The hard part is developing and building an environment-promoting societal context where duty of care and compliant behaviour are the norm, and where a holistic approach is taken to ensure this is promoted by everybody that interacts with waste. The complexity is how to marry the current situation of using kerbside collection or HWRCs passively with the need to use other organisations actively.

At Dsposal we have been building our technology, ideas, and learning around four pillars:

  • Know: gather all the data and information needed to provide knowledge and insight on the industry
  • Interact: allow everybody to interact with the information collected and, at the point of decision-making, highlight the sustainable consequences of choice
  • Transact: facilitate transactions through the waste pathways
  • Reward: reward behaviours that keep resources in their highest-value states and create social and institutional environments that encourage reuse

We released these concepts for the GovTech Catalyst Smart Waste Tracking competition in March 2019. But how do we promote a situation where duty of care is the norm and is achieved passively?

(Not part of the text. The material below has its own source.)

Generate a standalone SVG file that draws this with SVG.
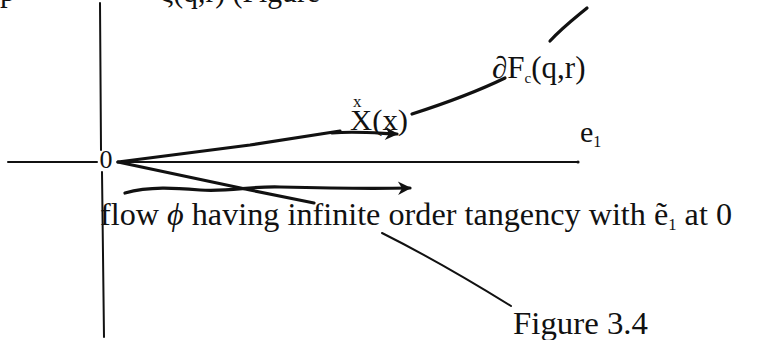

The first step towards holistic passive compliance is openness of the data and information that already exists, together with mapping local authority activities to the duty of care framework. Let us reframe the four basic duty of care steps for local authorities:

Get the name and address of the service provider

Provide the name and address of the contractor collecting bin waste from homes and operating household waste recycling centres.

Check that they are licensed to provide the service

Make licences and permits available and help the public understand these documents.

Ask what happens next concerning the product or service

Release the data and information regarding the waste pathway to the public. Withhold nothing about the final disposal or recovery location and help with interpretation of the data.

Get signed paperwork

This one is a little impracticable for local authorities because collections are carried out on rounds. But three out of four is not bad.

There is variety and diversity in household waste collections. Decades of decisions made it that way, but what we need is consistency, not uniformity. Consistency in expectation. The norm of simply throwing waste away needs to change. The new norm needs to understand who is picking up waste, where it goes, and confirmation that it got there. But this needs to happen passively.